Industry Insights on Cost Management
Technology Sector Patterns
Tech companies often carry bloated infrastructure costs from rapid growth phases. Cloud services get provisioned but never decommissioned. Software licenses accumulate for tools nobody uses anymore. A thorough audit typically uncovers 15-25% in unnecessary recurring charges.
The challenge isn't finding these costs—it's navigating internal politics to eliminate them. Someone originally championed each tool or service. Budget reduction requires diplomatic skills alongside analytical ones.
Service Industry Considerations
Service businesses face different dynamics because labor represents 60-70% of costs. You can't simply cut headcount without affecting service delivery. Instead, look at how work gets done. Process inefficiencies often hide equivalent costs to several full-time positions.

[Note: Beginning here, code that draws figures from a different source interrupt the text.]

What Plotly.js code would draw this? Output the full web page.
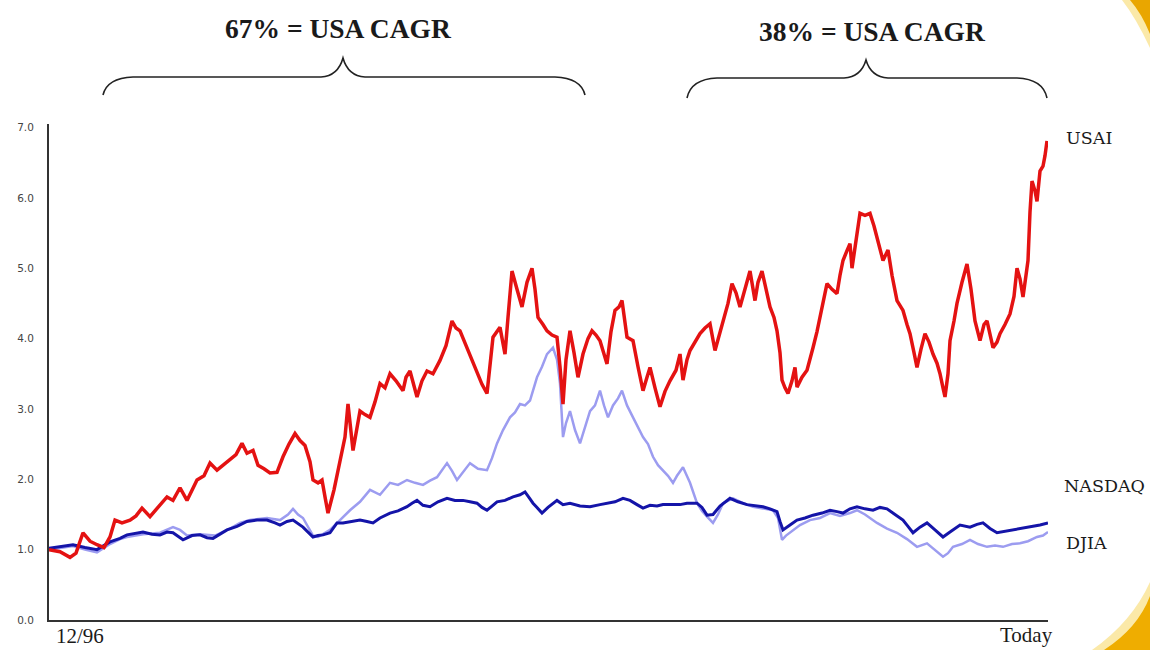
<!DOCTYPE html>
<html>
<head>
<meta charset="utf-8">
<script src="https://cdn.plot.ly/plotly-3.0.1.min.js"></script>
<style>html,body{margin:0;padding:0;background:#fff;}#chart{width:1150px;height:650px;}</style>
</head>
<body>
<div id="chart"></div>
<script>
// Time index (arbitrary period counter) and index values (12/96 = 1.0)
const usaiT = [49,60,70,76,83,90,97,104,110,115,122,130,136,142,150,158,167,173,180,187,192,197,204,210,217,223,230,236,242,247,253,258,264,270,277,283,289,295,300,305,310,313,318,322,325,328,334,340,345,348,353,356,360,365,370,375,380,385,390,396,403,406,410,417,422,427,433,440,446,452,456,460,467,472,477,482,487,490,493,500,505,508,512,517,522,527,532,535,538,543,547,552,557,560,563,566,570,574,578,583,588,592,596,600,604,607,611,615,619,622,627,633,638,643,647,650,655,660,665,670,676,680,683,687,690,695,700,705,710,715,719,723,728,732,736,740,745,750,755,758,762,766,770,774,777,780,782,785,788,792,795,797,802,807,810,813,817,820,824,827,832,837,840,843,847,850,852,856,860,865,870,874,878,883,888,892,897,903,907,910,914,917,921,925,929,933,937,940,943,945,948,950,954,957,962,967,971,975,980,984,987,990,993,997,1000,1005,1010,1014,1017,1020,1023,1026,1028,1030,1032,1035,1037,1040,1043,1045,1047];
const usaiV = [1.00,0.97,0.89,0.95,1.24,1.12,1.07,1.03,1.18,1.42,1.38,1.42,1.48,1.59,1.47,1.60,1.75,1.70,1.88,1.70,1.85,1.99,2.05,2.23,2.13,2.20,2.27,2.35,2.51,2.37,2.41,2.20,2.15,2.09,2.10,2.32,2.50,2.65,2.55,2.48,2.25,1.99,1.95,1.99,1.75,1.52,1.85,2.23,2.60,3.07,2.41,2.65,2.97,2.92,2.88,3.10,3.36,3.30,3.50,3.40,3.26,3.45,3.54,3.17,3.40,3.54,3.50,3.69,3.90,4.25,4.15,4.11,3.87,3.70,3.50,3.35,3.22,3.60,4.02,4.16,3.78,4.30,4.96,4.70,4.45,4.80,5.00,4.70,4.30,4.20,4.11,4.05,4.02,3.60,3.07,3.70,4.11,3.80,3.45,3.78,4.00,4.11,4.05,3.97,3.80,3.64,4.10,4.40,4.45,4.54,4.02,3.97,3.60,3.26,3.45,3.59,3.30,3.03,3.25,3.40,3.55,3.78,3.41,3.70,3.83,3.95,4.07,4.15,4.21,3.83,4.05,4.25,4.50,4.78,4.65,4.45,4.70,4.96,4.54,4.80,4.96,4.70,4.45,4.30,4.11,3.80,3.41,3.30,3.22,3.40,3.59,3.31,3.45,3.55,3.70,3.87,4.10,4.30,4.55,4.78,4.70,4.64,4.90,5.11,5.25,5.35,5.00,5.40,5.78,5.75,5.78,5.60,5.40,5.11,5.26,4.90,4.54,4.40,4.20,4.07,3.80,3.59,3.85,4.07,3.95,3.78,3.65,3.50,3.30,3.17,3.50,3.97,4.25,4.50,4.80,5.06,4.70,4.25,3.97,4.20,4.25,4.05,3.87,3.95,4.07,4.20,4.35,4.60,5.00,4.85,4.59,4.90,5.11,5.80,6.24,6.10,5.95,6.38,6.45,6.60,6.81];

const nasdaqT = [49,60,73,85,97,110,120,127,143,160,173,180,187,200,215,230,240,250,267,280,288,293,298,303,313,318,323,330,340,350,360,370,380,390,398,407,415,423,430,437,447,452,457,463,470,478,487,492,497,503,510,515,520,525,530,537,542,547,553,557,560,563,566,570,575,580,585,590,595,600,604,608,613,618,622,627,633,638,643,648,653,658,663,668,673,677,683,690,697,702,707,713,718,723,733,743,753,763,773,778,782,786,790,800,810,820,830,840,850,857,865,877,887,897,907,917,927,935,943,948,953,962,970,978,987,995,1003,1012,1020,1028,1037,1043,1048];
const nasdaqV = [1.00,1.02,1.05,1.00,0.96,1.08,1.15,1.18,1.22,1.24,1.32,1.28,1.20,1.22,1.20,1.30,1.38,1.42,1.45,1.42,1.50,1.58,1.50,1.45,1.20,1.18,1.22,1.28,1.42,1.56,1.68,1.85,1.78,1.95,1.92,1.99,1.95,1.92,1.98,2.03,2.23,2.12,1.99,2.10,2.23,2.15,2.13,2.30,2.51,2.70,2.88,2.95,3.07,3.05,3.12,3.45,3.60,3.78,3.87,3.70,3.36,2.60,2.80,2.97,2.70,2.51,2.75,2.97,3.05,3.26,3.05,2.88,3.05,3.15,3.26,3.05,2.88,2.75,2.60,2.50,2.32,2.20,2.13,2.05,1.95,2.05,2.17,1.95,1.66,1.55,1.47,1.38,1.50,1.66,1.73,1.66,1.61,1.58,1.56,1.45,1.14,1.20,1.24,1.35,1.42,1.45,1.52,1.48,1.52,1.56,1.50,1.38,1.30,1.24,1.15,1.04,1.09,1.00,0.90,0.95,1.04,1.08,1.14,1.08,1.04,1.06,1.04,1.08,1.09,1.12,1.18,1.20,1.25];

const djiaT = [49,60,73,85,97,110,120,127,135,143,152,160,167,173,183,192,200,207,213,220,227,237,247,257,267,275,280,287,293,303,308,313,318,323,330,337,343,350,360,367,373,380,390,398,407,412,417,423,430,438,447,455,463,470,477,482,487,492,497,505,513,520,525,530,533,537,542,548,552,557,563,570,580,590,600,607,615,623,630,637,643,650,657,663,670,680,687,697,702,707,713,720,730,738,747,755,763,770,777,780,783,790,797,805,813,822,830,837,843,850,857,865,873,880,887,895,903,908,913,920,927,935,943,950,960,970,977,983,990,997,1005,1013,1020,1030,1040,1048];
const djiaV = [1.02,1.04,1.07,1.03,1.00,1.11,1.16,1.21,1.23,1.25,1.22,1.21,1.25,1.24,1.14,1.20,1.21,1.17,1.16,1.22,1.28,1.33,1.40,1.42,1.42,1.38,1.35,1.40,1.42,1.32,1.25,1.18,1.20,1.21,1.24,1.38,1.38,1.40,1.42,1.40,1.38,1.45,1.52,1.55,1.61,1.66,1.70,1.63,1.61,1.68,1.73,1.70,1.70,1.68,1.66,1.60,1.56,1.62,1.68,1.70,1.75,1.78,1.82,1.72,1.66,1.60,1.52,1.60,1.65,1.70,1.64,1.66,1.62,1.61,1.64,1.66,1.68,1.73,1.70,1.64,1.59,1.63,1.62,1.64,1.64,1.64,1.66,1.66,1.60,1.49,1.50,1.62,1.73,1.68,1.64,1.62,1.61,1.58,1.54,1.40,1.28,1.35,1.42,1.45,1.49,1.52,1.56,1.54,1.52,1.58,1.61,1.58,1.56,1.60,1.58,1.50,1.42,1.33,1.24,1.32,1.38,1.28,1.18,1.25,1.35,1.32,1.36,1.38,1.30,1.24,1.26,1.28,1.30,1.32,1.35,1.38];

const yTicks = [0,1,2,3,4,5,6,7];
const seriesNames = ['USAI','NASDAQ','DJIA'];
const bracketTexts = ['67% = USA CAGR','38% = USA CAGR'];
const startLabel = '12/96';
const endLabel = 'Today';

// Layout geometry (pixels)
const W = 1150, H = 650, ML = 49, MR = 102, MT = 124, MB = 30;
const PW = W - ML - MR, PH = H - MT - MB;
const px = x => (x - ML) / PW;
const py = y => (H - MB - y) / PH;
const pt = (x, y) => px(x).toFixed(5) + ',' + py(y).toFixed(5);

function brace(x0, x1, xa, yh, yt, ya) {
  return 'M' + pt(x0, yt) +
    ' Q' + pt(x0 + 4, yh + 1) + ' ' + pt(x0 + 30, yh) +
    ' L' + pt(xa - 22, yh) +
    ' Q' + pt(xa - 5, yh - 1) + ' ' + pt(xa, ya) +
    ' Q' + pt(xa + 5, yh - 1) + ' ' + pt(xa + 22, yh) +
    ' L' + pt(x1 - 30, yh) +
    ' Q' + pt(x1 - 4, yh + 1) + ' ' + pt(x1, yt);
}

const traces = [
  {x: nasdaqT, y: nasdaqV, name: seriesNames[1], mode: 'lines', line: {color: '#9c9cf0', width: 2.5}},
  {x: djiaT, y: djiaV, name: seriesNames[2], mode: 'lines', line: {color: '#1414a8', width: 3}},
  {x: usaiT, y: usaiV, name: seriesNames[0], mode: 'lines', line: {color: '#e41212', width: 3.5}}
];

const serif = 'Liberation Serif';
const labelFont = {family: 'DejaVu Serif', size: 17.5, color: '#1a1a1a'};
const titleFont = {family: serif, size: 27.5, weight: 'bold', color: '#1a1a1a'};

const layout = {
  width: W, height: H,
  margin: {l: ML, r: MR, t: MT, b: MB, pad: 0},
  paper_bgcolor: '#ffffff', plot_bgcolor: '#ffffff',
  showlegend: false,
  xaxis: {range: [49, 1048], showgrid: false, zeroline: false, showline: true, linecolor: '#333', linewidth: 2,
          showticklabels: false, ticks: '', fixedrange: true},
  yaxis: {range: [0, 7.05], showgrid: false, zeroline: false, showline: true, linecolor: '#333', linewidth: 2,
          tickvals: yTicks, tickformat: '.1f', ticks: '', ticklabelstandoff: 11,
          tickfont: {family: 'DejaVu Sans', size: 10.5, color: '#444'}, fixedrange: true},
  shapes: [
    {type: 'path', xref: 'paper', yref: 'paper', path: brace(103, 585, 343, 77, 95, 58), line: {color: '#222', width: 1.6}},
    {type: 'path', xref: 'paper', yref: 'paper', path: brace(687, 1047, 866, 78, 98, 60), line: {color: '#222', width: 1.6}},
    {type: 'path', xref: 'paper', yref: 'paper', line: {width: 0}, fillcolor: '#fbe9a8',
     path: 'M' + pt(1122, 0) + ' Q' + pt(1136, 18) + ' ' + pt(1150, 48) + ' L' + pt(1150, 0) + ' Z'},
    {type: 'path', xref: 'paper', yref: 'paper', line: {width: 0}, fillcolor: '#e9a600',
     path: 'M' + pt(1130, 0) + ' Q' + pt(1142, 14) + ' ' + pt(1150, 34) + ' L' + pt(1150, 0) + ' Z'},
    {type: 'path', xref: 'paper', yref: 'paper', line: {width: 0}, fillcolor: '#fbe9a8',
     path: 'M' + pt(1092, 650) + ' Q' + pt(1132, 622) + ' ' + pt(1150, 582) + ' L' + pt(1150, 650) + ' Z'},
    {type: 'path', xref: 'paper', yref: 'paper', line: {width: 0}, fillcolor: '#efad00',
     path: 'M' + pt(1104, 650) + ' Q' + pt(1138, 628) + ' ' + pt(1150, 596) + ' L' + pt(1150, 650) + ' Z'}
  ],
  annotations: [
    {text: bracketTexts[0], xref: 'paper', yref: 'paper', x: px(338), y: py(29), showarrow: false,
     xanchor: 'center', yanchor: 'middle', font: titleFont},
    {text: bracketTexts[1], xref: 'paper', yref: 'paper', x: px(872), y: py(31), showarrow: false,
     xanchor: 'center', yanchor: 'middle', font: titleFont},
    {text: seriesNames[0], xref: 'paper', yref: 'paper', x: px(1064), y: py(138), showarrow: false,
     xanchor: 'left', yanchor: 'middle', font: labelFont},
    {text: seriesNames[1], xref: 'paper', yref: 'paper', x: px(1062), y: py(486), showarrow: false,
     xanchor: 'left', yanchor: 'middle', font: labelFont},
    {text: seriesNames[2], xref: 'paper', yref: 'paper', x: px(1064), y: py(543), showarrow: false,
     xanchor: 'left', yanchor: 'middle', font: labelFont},
    {text: startLabel, xref: 'x', yref: 'paper', x: usaiT[0], xshift: 5, y: py(636), showarrow: false,
     xanchor: 'left', yanchor: 'middle', font: {family: serif, size: 21, color: '#1a1a1a'}},
    {text: endLabel, xref: 'x', yref: 'paper', x: usaiT[usaiT.length - 1], xshift: 8, y: py(635), showarrow: false,
     xanchor: 'right', yanchor: 'middle', font: {family: serif, size: 21, color: '#1a1a1a'}}
  ]
};

Plotly.newPlot('chart', traces, layout, {displayModeBar: false, staticPlot: true});
</script>
</body>
</html>
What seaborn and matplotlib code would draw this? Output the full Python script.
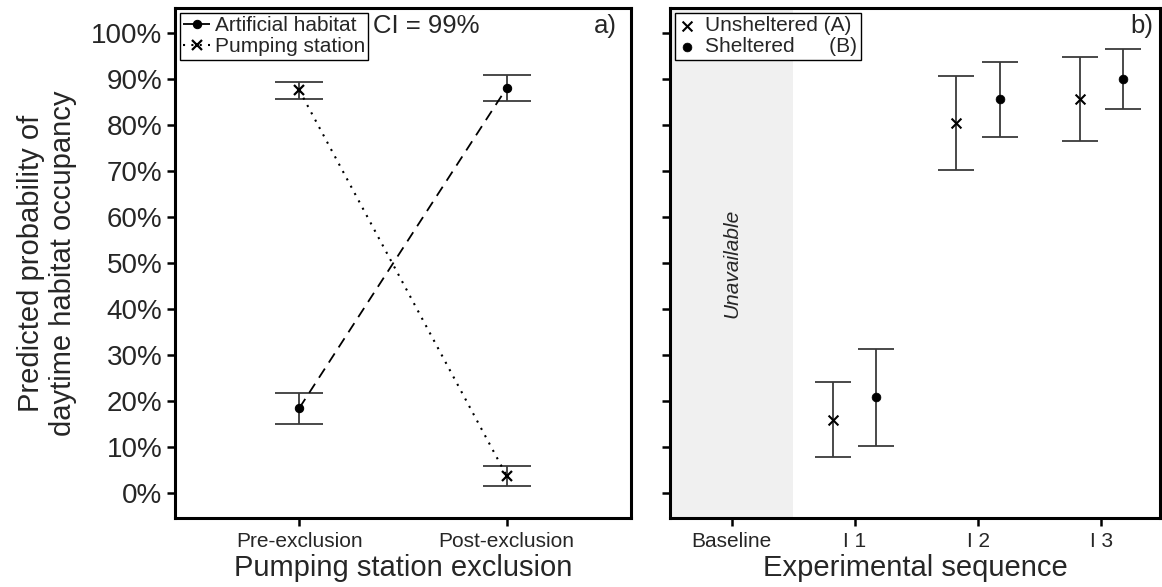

Retail and Physical Operations
Businesses with physical locations face fixed costs that resist reduction. Rent, utilities, and basic staffing create a high baseline. The solution often involves rethinking space utilization rather than just cutting budgets. Can locations serve multiple purposes? Can operating hours flex with demand patterns?
Energy costs particularly deserve scrutiny. Simple changes to HVAC schedules, lighting systems, and equipment usage patterns can yield substantial savings without affecting customer experience.